Bliss exists in a shy teenage stage where she doesn’t have much going for her, but doesn’t know how to change things; until one day she is introduced to the world of roller derby. She digs through an old trunk to find her old Barbie skates and try out for one of the teams on show, the Hurl Scouts.
The story itself is the true star of the movie, as it’s a version of The Karate Kid with roller girls that have monikers like “Rosa Sparks,” “Smashley Simpson” and even “Jabba the Slut.”
Even though the humor helps, what makes the film work is its sense of reality. The film never plays up the drama or focuses too much on the derby itself. This is a movie about Bliss and her problems at home, and the film never forgets this.
The direction is a first time effort of Drew Barrymore, and despite a slow start, she absolutely nails the feeling of being young and finding yourself through something you love.
The choice of music and framing imparts a feeling of loneliness when we focus on Bliss’s character at first, which then expands into a more frenetic kind of energy when Bliss gets more into roller derby.
Enough good things can’t be said about the casting and individual performances.
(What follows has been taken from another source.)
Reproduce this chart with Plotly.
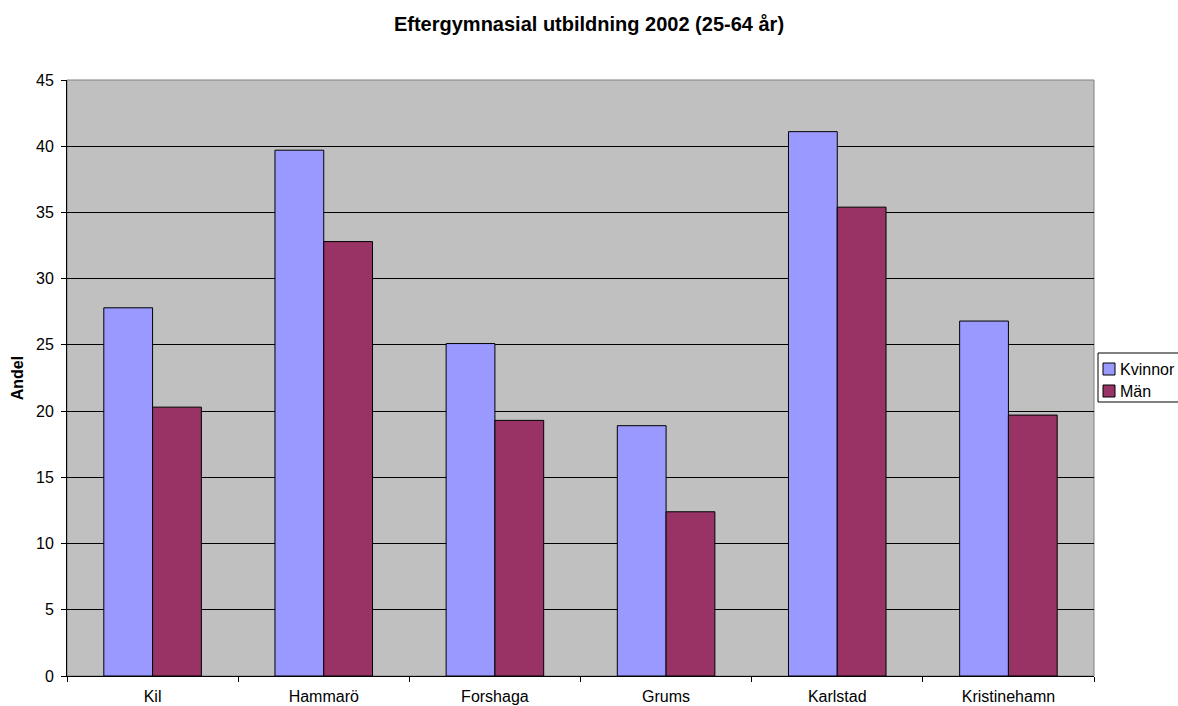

Page’s Bliss is the polar opposite of Juno, imparting a kind of quiet sensitivity that never feels forced. Harden feels like a mother who desperately wants not just what is right for her daughter, but to succeed where she never did. She fiercely opposes the world that Bliss is caught up in, and can’t even begin to comprehend her being truly happy with it.
This also may be the first time Jimmy Fallon plays a tolerable role. His name is Johnny Rocket, and provides semi-commentary on the games themselves. He tells horrible jokes. He tries desperately, and fails, to get with any of women on skates. Jimmy Fallon essentially plays Jimmy Fallon, and it works beautifully.
The only real problem with the film is that the rivalry between Pages character and rival player Iron Maven, played by Juliette Lewis, feels a little forced. Maven just decides, for no apparent reason, that she doesn’t like Bliss, and we never really get a good explanation why.
Despite this, Whip It manages to be the rare comedy that also has genuine warmth to it. It’s also a great start to Barrymore’s directing career. Devo would approve.